Even the Department of Justice agrees. In July 2016, it released a report entitled No Place for Youth: Girls in the Adult Justice System. Among its findings were that children under 18 were the most likely population to commit suicide while incarcerated in adult jails and that they do so at twice the rate of their adult counterparts. “Even youth who spend very short periods of time in jail are at high risk, as 48 percent of jail suicides happen within the first week of incarceration,” the report noted. The report recommends that, when possible, girls be kept in their communities rather than placed behind bars. If they are placed in lockup, they should be kept out of adult jails and prisons.
“It is critically important that the juvenile court look into all the particular circumstances surrounding the offense,” stated Davies. “Bresha’s case is no different, especially given the unique facts of her situation and research showing that transferring youth to adult court can actually make them more likely to reoffend.”
The prosecutor’s office has not returned Rewire‘s inquiries about whether it will seek to move Bresha’s case to adult criminal court.
“The Only Question That Remains at Trial Is Why”
Bresha has entered a plea of “not true” (the juvenile court equivalent of “not guilty”). She is due to be back in court on August 30.
“In Ohio, self-defense is still called affirmative defense,” explained Bresha’s lawyer Friedman. That means that there’s no dispute in court as to what happened or how it happened. “The only issue that remains at trial is why.” The challenge then is to have the jurors put themselves not only in Bresha’s shoes, but in the mindset of a 14-year-old who has been raised in a household filled with abuse.

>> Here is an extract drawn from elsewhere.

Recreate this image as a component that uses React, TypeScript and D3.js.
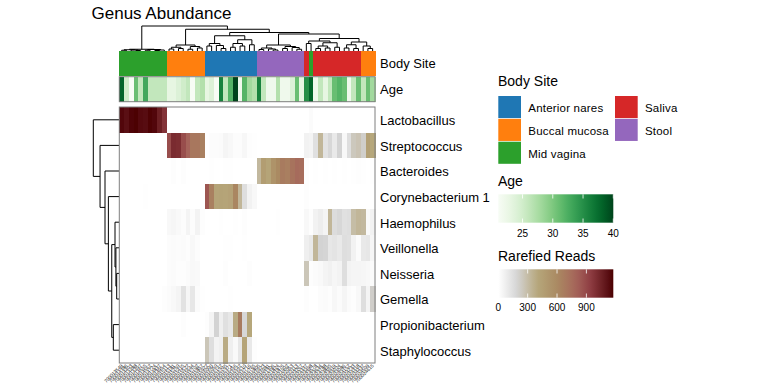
import React from "react";
import * as d3 from "d3";

// ---------- data ----------
const genera = [
  "Lactobacillus", "Streptococcus", "Bacteroides", "Corynebacterium 1", "Haemophilus",
  "Veillonella", "Neisseria", "Gemella", "Propionibacterium", "Staphylococcus",
];
const bodySites = ["Anterior nares", "Buccal mucosa", "Mid vagina", "Saliva", "Stool"];
const siteColors = ["#1f77b4", "#ff7f0e", "#2ca02c", "#d62728", "#9467bd"];

const MV = "Mid vagina", BM = "Buccal mucosa", AN = "Anterior nares", ST = "Stool", SA = "Saliva";
const sampleSite = [
  MV, MV, MV, MV, MV, MV, MV, MV, MV, MV,
  BM, BM, BM, BM, BM, BM, BM, BM,
  AN, AN, AN, AN, AN, AN, AN, AN, AN, AN, AN,
  ST, ST, ST, ST, ST, ST, ST, ST, ST, ST,
  SA, MV,
  SA, SA, SA, SA, SA, SA, SA, SA, SA, SA,
  BM, BM, BM,
];
const sampleAge = [
  38, 25, 21, 31, 26, 33, 26, 26, 26, 26,
  23, 23, 24, 25, 26, 21, 26, 27,
  23, 24, 21, 36, 26, 32, 40, 22, 32, 28, 27,
  36, 26, 22, 22, 27, 22, 22, 24, 31, 23,
  35, 38,
  22, 26, 23, 26, 31, 32, 31, 22, 26, 31,
  26, 31, 28,
];
const sampleIds = [
  "700013549", "700014386", "700014403", "700014488", "700014497", "700014555", "700014562", "700014724", "700014837", "700014954",
  "700015113", "700015181", "700015250", "700015415", "700015522", "700015644", "700015702", "700015857",
  "700015922", "700016000", "700016050", "700016142", "700016245", "700016371", "700016456", "700016542", "700016610", "700016716", "700016765",
  "700016805", "700016923", "700016981", "700021306", "700021824", "700021876", "700021902", "700022053", "700023113", "700023267",
  "700023337", "700023498",
  "700023578", "700023634", "700023788", "700023845", "700023919", "700024024", "700024086", "700024152", "700024233", "700024318",
  "700024437", "700024509", "700024615",
];

// rarefied reads per genus, one value per sample (column order above)
const lactobacillus = [1150, 1120, 1160, 1170, 1140, 1130, 1165, 1150, 1060, 980, 0, 0, 0, 0, 0, 0, 0, 0, 0, 0, 0, 0, 0, 0, 0, 0, 0, 0, 0, 0, 0, 0, 0, 0, 0, 0, 0, 0, 0, 0, 20, 0, 0, 0, 0, 0, 0, 0, 0, 0, 0, 0, 0, 0];
const streptococcus = [0, 0, 0, 0, 0, 0, 0, 0, 0, 5, 880, 1010, 1000, 880, 800, 700, 700, 650, 5, 12, 15, 18, 45, 30, 15, 12, 35, 8, 3, 0, 0, 0, 0, 0, 0, 0, 0, 0, 0, 60, 50, 140, 330, 130, 180, 100, 200, 30, 150, 250, 270, 220, 450, 400];
const bacteroides = [0, 0, 0, 0, 0, 0, 0, 0, 0, 0, 0, 8, 0, 8, 0, 0, 0, 0, 0, 5, 0, 0, 6, 4, 0, 0, 0, 0, 0, 320, 470, 420, 540, 600, 680, 660, 720, 760, 750, 8, 0, 5, 0, 5, 0, 3, 0, 6, 0, 4, 8, 3, 0, 5];
const corynebacterium = [0, 0, 0, 0, 0, 6, 0, 0, 0, 0, 0, 0, 0, 0, 0, 0, 0, 0, 850, 650, 420, 430, 420, 440, 620, 330, 150, 60, 30, 0, 0, 0, 0, 0, 0, 0, 0, 0, 0, 10, 0, 0, 0, 0, 0, 0, 0, 0, 0, 0, 0, 0, 0, 0];
const haemophilus = [0, 0, 0, 0, 0, 0, 0, 0, 0, 0, 30, 40, 25, 15, 50, 15, 55, 10, 0, 0, 0, 4, 0, 0, 5, 0, 8, 0, 0, 0, 0, 0, 0, 5, 0, 0, 0, 0, 0, 30, 8, 60, 80, 50, 330, 160, 180, 140, 150, 300, 330, 320, 25, 60];
const veillonella = [0, 0, 0, 0, 0, 0, 0, 0, 0, 0, 15, 20, 12, 20, 8, 30, 15, 0, 0, 0, 0, 0, 5, 5, 0, 0, 5, 0, 0, 0, 0, 0, 0, 0, 0, 0, 0, 0, 0, 70, 100, 330, 200, 190, 110, 120, 100, 150, 140, 60, 20, 100, 110, 40];
const neisseria = [0, 0, 0, 0, 0, 0, 0, 0, 0, 0, 12, 18, 8, 8, 20, 30, 25, 0, 0, 0, 0, 0, 8, 0, 0, 0, 0, 10, 0, 0, 0, 0, 0, 0, 0, 0, 0, 0, 0, 260, 10, 20, 25, 50, 65, 40, 55, 150, 55, 45, 45, 40, 30, 20];
const gemella = [0, 0, 0, 0, 0, 0, 0, 0, 0, 8, 20, 30, 50, 130, 40, 110, 20, 5, 0, 0, 0, 0, 0, 5, 0, 0, 0, 0, 0, 0, 0, 0, 0, 0, 0, 0, 0, 0, 0, 8, 0, 0, 12, 20, 10, 35, 20, 45, 20, 10, 30, 150, 50, 220];
const propionibacterium = [0, 0, 0, 0, 0, 0, 0, 0, 0, 0, 0, 0, 0, 8, 0, 0, 0, 0, 10, 50, 200, 70, 140, 110, 380, 680, 180, 400, 0, 0, 0, 0, 0, 0, 0, 0, 0, 0, 0, 0, 0, 0, 0, 0, 0, 0, 0, 0, 0, 0, 0, 0, 0, 0];
const staphylococcus = [0, 0, 0, 0, 0, 0, 0, 0, 0, 0, 0, 0, 0, 0, 0, 0, 0, 0, 260, 150, 55, 70, 380, 70, 25, 110, 420, 100, 10, 0, 0, 0, 0, 0, 0, 0, 0, 0, 0, 0, 0, 0, 0, 0, 0, 0, 0, 0, 0, 0, 0, 0, 0, 0];
const readsMatrix = [lactobacillus, streptococcus, bacteroides, corynebacterium, haemophilus, veillonella, neisseria, gemella, propionibacterium, staphylococcus];

// dendrograms: [height, left, right]; leaves are indices
type TreeNode = number | [number, TreeNode, TreeNode];
const colTree: TreeNode = [1.0,
  [0.07, [0.05, [0.03, 0, 1], [0.04, 2, [0.02, 3, 4]]], [0.06, [0.03, 5, 6], [0.04, [0.02, 7, 8], 9]]],
  [0.87,
    [0.24, [0.15, [0.08, 10, 11], [0.1, 12, 13]], [0.18, [0.07, 14, 15], [0.12, 16, 17]]],
    [0.74,
      [0.61, [0.3, [0.2, 18, 19], [0.22, 20, [0.1, 21, 22]]], [0.45, [0.3, [0.15, 23, 24], [0.2, 25, 26]], [0.25, 27, 28]]],
      [0.68,
        [0.24, [0.12, [0.06, 29, 30], [0.08, 31, [0.04, 32, 33]]], [0.18, [0.1, 34, 35], [0.14, 36, [0.07, 37, 38]]]],
        [0.5,
          [0.4, [0.3, 39, 40], [0.33, [0.2, [0.1, 41, 42], [0.12, 43, 44]], [0.15, 45, 46]]],
          [0.36, [0.25, [0.12, 47, 48], [0.1, 49, 50]], [0.2, 51, [0.1, 52, 53]]]],
      ],
    ],
  ],
];
const rowTree: TreeNode = [1.0, 0, [0.74, 1, [0.55, 2, [0.42, 3, [0.29, [0.165, 4, [0.13, 5, [0.1, 6, 7]]], [0.23, 8, 9]]]]]];

const ageTicks = [25, 30, 35, 40];
const readsTicks = [0, 300, 600, 900];
const ageRange = [21, 40];
const readsMax = 1175;

// ---------- layout ----------
const FONT = "Liberation Sans, Arial, sans-serif";
const HX0 = 119.3, HX1 = 375, HY0 = 107, HY1 = 363;

type Seg = { p1: number; h1: number; p2: number; h2: number; h: number };
function layoutTree(node: TreeNode, leafPos: (i: number) => number, segs: Seg[]): { p: number; h: number } {
  if (typeof node === "number") return { p: leafPos(node), h: 0 };
  const [h, a, b] = node;
  const la = layoutTree(a, leafPos, segs);
  const lb = layoutTree(b, leafPos, segs);
  segs.push({ p1: la.p, h1: la.h, p2: lb.p, h2: lb.h, h });
  return { p: (la.p + lb.p) / 2, h };
}

export default function App() {
  const nCols = sampleAge.length;
  const x = d3.scaleBand<number>().domain(d3.range(nCols)).range([HX0, HX1]);
  const y = d3.scaleBand<string>().domain(genera).range([HY0, HY1]);
  const bw = x.bandwidth();
  const bh = y.bandwidth();

  const readsColor = d3
    .scaleLinear<string>()
    .domain([0, 200, 400, 600, 800, 950, readsMax])
    .range(["#ffffff", "#d3d3d3", "#b6a77b", "#aa8a62", "#a5635a", "#8c3a40", "#4b0000"])
    .interpolate(d3.interpolateLab)
    .clamp(true);
  const ageColor = d3.scaleSequential(d3.interpolateGreens).domain(ageRange as [number, number]);
  const siteColor = d3.scaleOrdinal<string, string>().domain(bodySites).range(siteColors);

  const colDendY = d3.scaleLinear().domain([0, 1]).range([51, 26]);
  const rowDendX = d3.scaleLinear().domain([0, 1]).range([HX0, 93.3]);
  const colSegs: Seg[] = [];
  layoutTree(colTree, (i) => (x(i) as number) + bw / 2, colSegs);
  const rowSegs: Seg[] = [];
  layoutTree(rowTree, (i) => (y(genera[i]) as number) + bh / 2, rowSegs);

  const LX0 = 498.3, LX1 = 613.3;
  const ageLeg = d3.scaleLinear().domain(ageRange).range([LX0, LX1]);
  const readsLeg = d3.scaleLinear().domain([0, readsMax]).range([LX0, LX1]);
  const gradStops = d3.range(0, 1.0001, 0.05);

  const sq = 22.7;
  const legendItems = [
    { label: bodySites[0], col: 0, row: 0 },
    { label: bodySites[1], col: 0, row: 1 },
    { label: bodySites[2], col: 0, row: 2 },
    { label: bodySites[3], col: 1, row: 0 },
    { label: bodySites[4], col: 1, row: 1 },
  ];

  return (
    <svg width={768} height={384} style={{ position: "absolute", left: 0, top: 0 }} fontFamily={FONT}>
      <defs>
        <linearGradient id="ageGrad" x1="0" x2="1" y1="0" y2="0">
          {gradStops.map((t) => (
            <stop key={t} offset={t} stopColor={ageColor(ageRange[0] + t * (ageRange[1] - ageRange[0]))} />
          ))}
        </linearGradient>
        <linearGradient id="readsGrad" x1="0" x2="1" y1="0" y2="0">
          {gradStops.map((t) => (
            <stop key={t} offset={t} stopColor={readsColor(t * readsMax)} />
          ))}
        </linearGradient>
      </defs>
      <rect width={768} height={384} fill="#ffffff" />

      <text x={91.5} y={19.3} fontSize={17} fill="#000">Genus Abundance</text>

      {/* column dendrogram */}
      <g stroke="#000" strokeWidth={1} fill="none">
        {colSegs.map((s, i) => (
          <path key={i} d={`M${s.p1},${colDendY(s.h1)}V${colDendY(s.h)}H${s.p2}V${colDendY(s.h2)}`} />
        ))}
      </g>
      {/* row dendrogram */}
      <g stroke="#000" strokeWidth={1} fill="none">
        {rowSegs.map((s, i) => (
          <path key={i} d={`M${rowDendX(s.h1)},${s.p1}H${rowDendX(s.h)}V${s.p2}H${rowDendX(s.h2)}`} />
        ))}
      </g>

      {/* annotations */}
      <g shapeRendering="crispEdges">
        {sampleSite.map((s, i) => (
          <rect key={"s" + i} x={x(i)} y={51} width={bw + 0.5} height={25} fill={siteColor(s)} />
        ))}
        {sampleAge.map((a, i) => (
          <rect key={"a" + i} x={x(i)} y={76.7} width={bw + 0.5} height={25} fill={ageColor(a)} />
        ))}
      </g>
      <rect x={HX0} y={76.7} width={HX1 - HX0} height={25} fill="none" stroke="#7f7f7f" strokeWidth={1} />
      <text x={380} y={65} fontSize={13} dominantBaseline="middle">Body Site</text>
      <text x={380} y={90.5} fontSize={13} dominantBaseline="middle">Age</text>

      {/* heatmap */}
      <g shapeRendering="crispEdges">
        {readsMatrix.map((row, r) =>
          row.map((v, c) => (
            <rect key={r + "-" + c} x={x(c)} y={y(genera[r])} width={bw + 0.5} height={bh + 0.5} fill={readsColor(v)} />
          ))
        )}
      </g>
      <rect x={HX0} y={HY0} width={HX1 - HX0} height={HY1 - HY0} fill="none" stroke="#7f7f7f" strokeWidth={1} />
      {genera.map((g) => (
        <text key={g} x={380} y={(y(g) as number) + bh / 2 + 2} fontSize={13} dominantBaseline="middle">{g}</text>
      ))}
      {sampleIds.map((id, i) => (
        <text
          key={id}
          transform={`translate(${(x(i) as number) + bw / 2 + 1.5},${HY1 + 3}) rotate(-45)`}
          textAnchor="end"
          fontSize={4.8}
          fill="#111"
        >{id}</text>
      ))}

      {/* legends */}
      <text x={498} y={85.5} fontSize={14}>Body Site</text>
      {legendItems.map((it) => {
        const lx = it.col === 0 ? 498.3 : 615;
        const ly = 96 + it.row * 22.85;
        return (
          <g key={it.label}>
            <rect x={lx} y={ly} width={sq} height={sq - 0.6} fill={siteColor(it.label)} />
            <text x={lx + 30} y={ly + sq / 2 + 1.5} fontSize={11.5} dominantBaseline="middle" letterSpacing={0.2}>{it.label}</text>
          </g>
        );
      })}

      <text x={498} y={185.8} fontSize={14}>Age</text>
      <rect x={LX0} y={194.3} width={LX1 - LX0} height={28.4} fill="url(#ageGrad)" />
      {ageTicks.map((t) => (
        <g key={t}>
          <line x1={ageLeg(t)} x2={ageLeg(t)} y1={194.3} y2={198.5} stroke="#fff" strokeOpacity={0.8} />
          <line x1={ageLeg(t)} x2={ageLeg(t)} y1={218.5} y2={222.7} stroke="#fff" strokeOpacity={0.8} />
          <text x={ageLeg(t)} y={237} fontSize={10} textAnchor="middle">{t}</text>
        </g>
      ))}

      <text x={498} y={260.5} fontSize={14}>Rarefied Reads</text>
      <rect x={LX0} y={269.3} width={LX1 - LX0} height={28.4} fill="url(#readsGrad)" />
      {readsTicks.map((t) => (
        <g key={t}>
          <line x1={readsLeg(t)} x2={readsLeg(t)} y1={269.3} y2={273.5} stroke="#fff" strokeOpacity={0.8} />
          <line x1={readsLeg(t)} x2={readsLeg(t)} y1={293.5} y2={297.7} stroke="#fff" strokeOpacity={0.8} />
          <text x={readsLeg(t)} y={311} fontSize={10} textAnchor="middle">{t}</text>
        </g>
      ))}
    </svg>
  );
}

“My hope is that we never get there,” continued Friedman, referring to the trial. “In my 20 years of criminal defense practice, I have not met a child who committed an act out of nowhere and with a cold conscience. This is not going to be that first case. This young girl endured a nightmare that drove her to do what she felt she had to do to protect her family.”
Instead, he hopes that the prosecutor will realize that Bresha acted in defense of herself and her mother, drop the charges, and allow her to return home. “Bresha needs to be home with her family to begin the difficult road of treatment and rehabilitation,” he stated.
“My only goal is to get that little girl out of that prison and to make sure she gets the counseling she needs to get out of the cycle of abuse,” Latessa agreed.
As Bresha’s story has spread, thousands of people across the country have responded. Supporters created an online petition calling on the Trumbull County prosecutor’s office to drop all charges and immediately release her. The petition has garnered more than 5,200 signatures. Family members have also started a GoFundMe campaign to support her and her family. In 20 days, the page has been shared 2,600 times, raising nearly $39,000. Letters of support have flooded Friedman’s office. “I’ve gotten hundreds of letters,” he said. Some are from people who had experienced similar abuse—and taken similar steps to end the violence. “It wasn’t as rare as I thought it was,” he reflected.
Latessa hopes that people across the country will continue to send letters of encouragement to Bresha through her attorney. She said that Bresha recently told her, “It’s very hard in here by myself.”